As you have probably seen by now, Gov. Ron DeSantis of Florida has signed another bill that limits classroom instruction on racism and racial inequality. This one applies to colleges and universities, banning so-called divisive concepts from general education courses. I mentioned all this in my Friday column, tying it to the broader Republican effort to give public institutions the freedom to censor.
As it happens, I’m reading the historian Donald Yacovone’s most recent book, “Teaching White Supremacy: America’s Democratic Ordeal and the Forging of Our National Identity,” on the relationship between history education and the construction of white supremacist ideologies in the 19th and 20th centuries. It’s an interesting book, filled with compelling information about the racism that has shaped the teaching of American history. . . . . in one section on Southern textbook writers and the demand for pro-slavery pedagogy, Yacovone relays a voice that might sound awfully familiar to modern ears.
As Yacovone explains, pre-Civil War textbook production was dominated by writers from New England. Some southerners had, by the 1850s, become “increasingly frustrated with the ‘Yankee-centric’ quality of the historical narratives.” They wanted texts “specifically designed for Southern students and readers.” In particular, Southern critics wanted textbooks that gave what they considered a fair and favorable view to the “subject of the weightiest import to us of the South … I mean the institution of Negro slavery,” as one critic put it.

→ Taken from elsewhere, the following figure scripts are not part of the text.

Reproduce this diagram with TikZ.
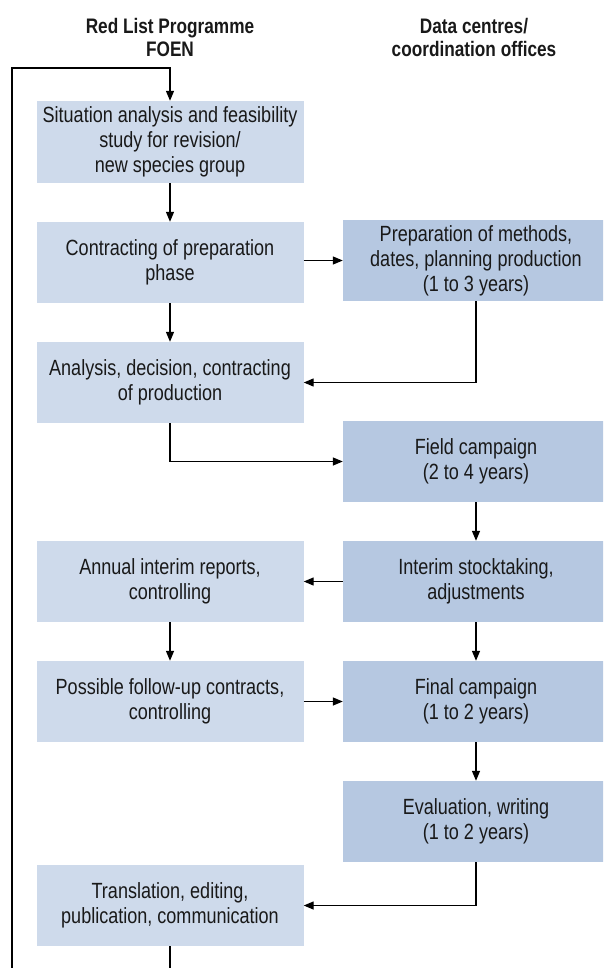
\documentclass[tikz,border=0pt]{standalone}
\usepackage{fontspec}
\setmainfont{Liberation Sans}[FakeStretch=0.82]
\usetikzlibrary{arrows.meta,positioning}
\definecolor{leftfill}{RGB}{206,218,235}
\definecolor{rightfill}{RGB}{182,200,225}
\definecolor{txt}{RGB}{25,25,25}
\begin{document}
\begin{tikzpicture}[x=1pt,y=-1pt,
  every node/.style={font=\fontsize{22}{25}\selectfont, text=txt},
  lbox/.style={rectangle, fill=leftfill, minimum width=267pt, minimum height=81pt, align=center, inner sep=0pt},
  rbox/.style={rectangle, fill=rightfill, minimum width=266pt, minimum height=81pt, align=center, inner sep=0pt},
  head/.style={align=center, font=\fontsize{21}{23}\selectfont\bfseries},
  arr/.style={-{Triangle[length=10pt,width=8pt]}, line width=1.3pt, draw=black}
]
\path[use as bounding box, clip] (0,0) rectangle (603,968);

\node[head] (h1) at (170,37) {Red List Programme\\FOEN};
\node[head] (h2) at (474,37) {Data centres/\\coordination offices};

\node[lbox, minimum height=82pt] (sit) at (170,142) {Situation analysis and feasibility\\study for revision/\\new species group};
\node[lbox] (contr) at (170,262.5) {Contracting of preparation\\phase};
\node[rbox] (prep) at (476,260.5) {Preparation of methods,\\dates, planning production\\(1 to 3 years)};
\node[lbox] (anal) at (170,382.5) {Analysis, decision, contracting\\of production};
\node[rbox] (field) at (476,461.5) {Field campaign\\(2 to 4 years)};
\node[lbox] (annual) at (170,581.5) {Annual interim reports,\\controlling};
\node[rbox] (interim) at (476,581.5) {Interim stocktaking,\\adjustments};
\node[lbox] (poss) at (170,701.5) {Possible follow-up contracts,\\controlling};
\node[rbox] (final) at (476,701.5) {Final campaign\\(1 to 2 years)};
\node[rbox] (eval) at (476,821.5) {Evaluation, writing\\(1 to 2 years)};
\node[lbox] (trans) at (170,905.5) {Translation, editing,\\publication, communication};

\coordinate (lb) at (12,1000);
\coordinate (lt) at (12,68);

\draw[arr] (trans.south) -- (trans.south |- lb) -- (lb) -- (lt) -- (lt -| sit.north) -- (sit.north);
\draw[arr] (sit) -- (contr);
\draw[arr] (prep.west -| contr.east) -- (prep.west);
\draw[arr] (contr) -- (anal);
\draw[arr] (prep.south) |- (anal.east);
\draw[arr] (anal.south) |- (field.west);
\draw[arr] (field) -- (interim);
\draw[arr] (interim) -- (annual);
\draw[arr] (annual) -- (poss);
\draw[arr] (poss) -- (final);
\draw[arr] (interim) -- (final);
\draw[arr] (final) -- (eval);
\draw[arr] (eval.south) |- (trans.east);
\end{tikzpicture}
\end{document}
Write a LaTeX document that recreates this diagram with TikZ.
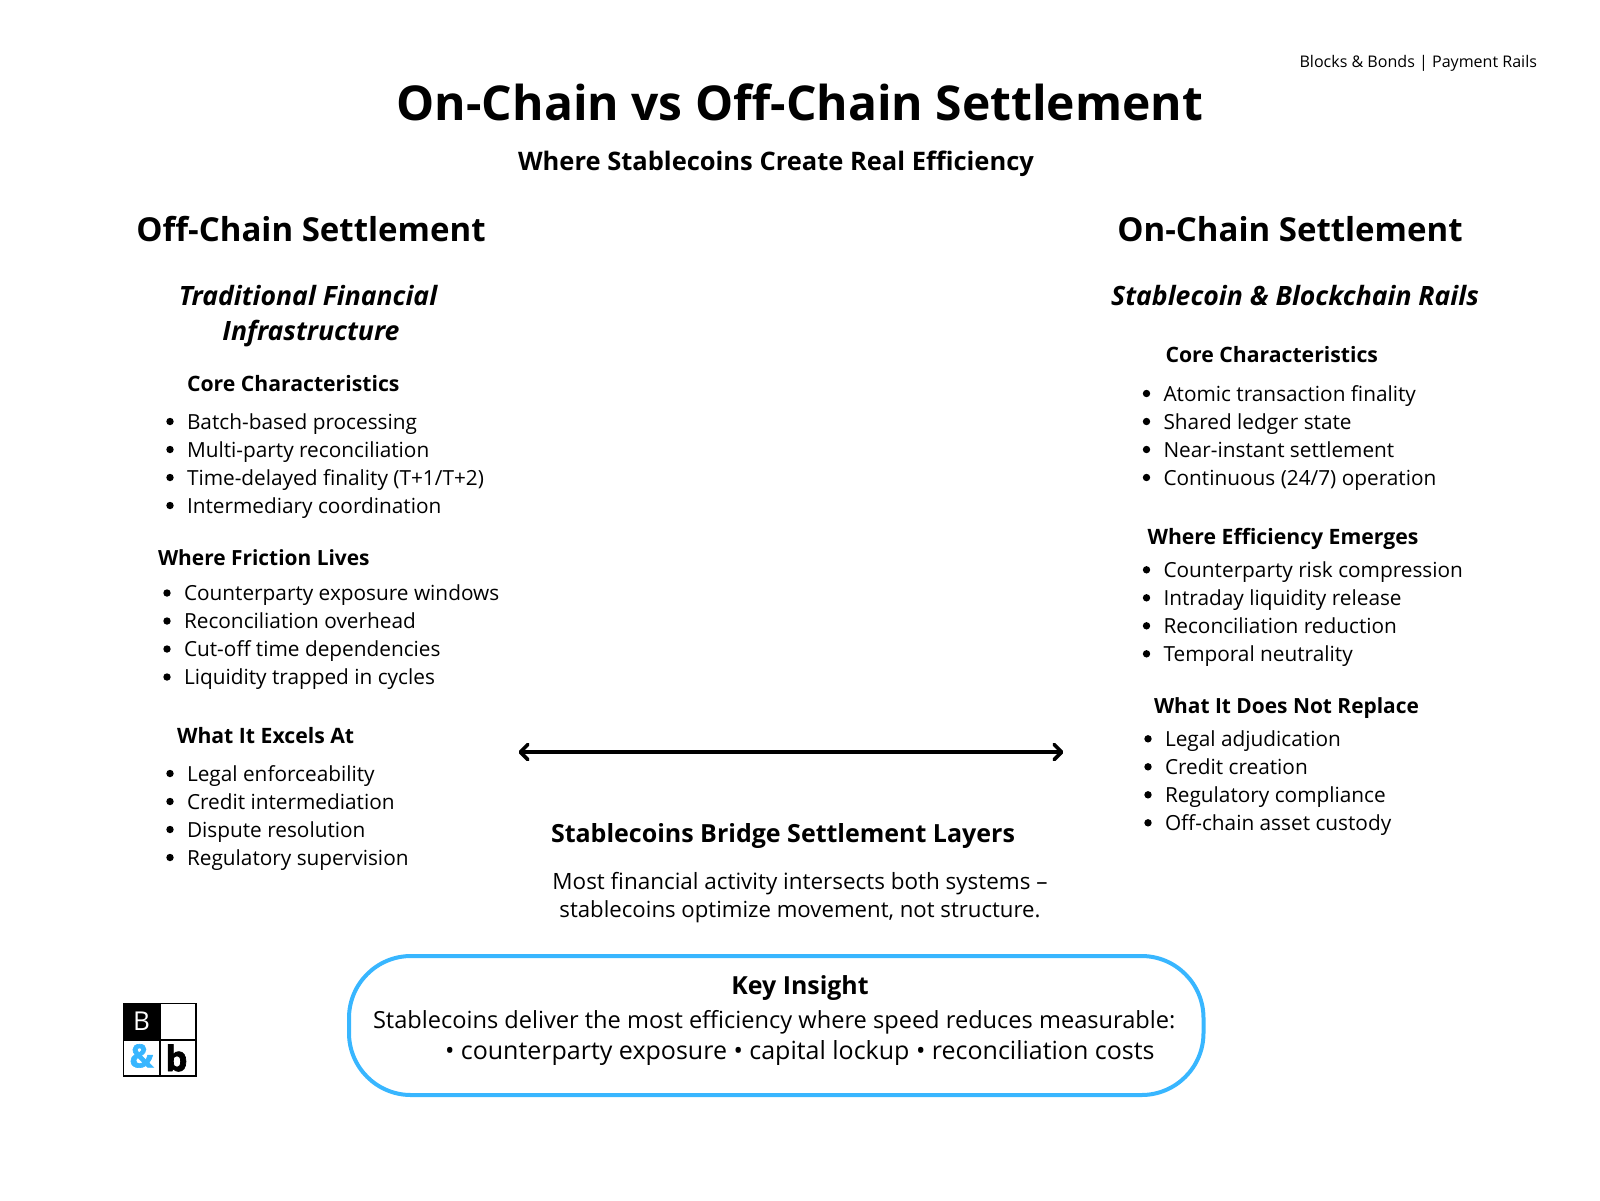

Part of the reason for Southern elite frustration, and the reason they wanted history textbooks tailored to their views, was the rise of pro-slavery ideology among slaveholders whose lives and livelihoods were tied to the institution. It helped as well that slavery had become — against the expectations of many Americans, including the nation’s founders — incredibly lucrative in the first decades of the 19th century. By the time Yacovone begins his narrative, Southern slaveholders had moved from the regretful acceptance of slavery that characterized earlier generations of slaveholding elites to an embrace of slavery as a “positive good” . . . .
It was in this context that J.W. Morgan, a Virginian contributor to the southern journal De Bow’s Review, excoriated northern history textbooks and called for censorship of anything that hinted of antislavery belief. Here’s Yacovone summarizing Morgan’s argument:
Books that did not praise the “doctrines” that ‘we now believe’ should be banned and never come “within the range of juvenile reading.” . . . . Even spelling books could not be trusted, as they contained covert condemnations of “our peculiar institutions.”
What I find striking about this is not just that it is a prime example of the hostility to free expression that marked the slaveholding South — southern elites instituted gag rules in Congress and prevented the circulation of antislavery materials through the mail in their states — but that Morgan is as concerned with the effect of abolitionist arguments on the “minds of youth” as he is with their effect on enslaved Americans themselves.
It was vital, to Morgan, that the slaveholding South reproduce its beliefs and ideologies in the next generation. Education was the tool, and anything that emphasized the equality of all people and challenged existing hierarchies as unnatural and unjust was the threat.
Truly, some things have not changed a century and a half latter. The far right manufactured "parents' rights" movement that Youngkin used successfully, is really nothing more than a dusted off version of the white supremacists of old.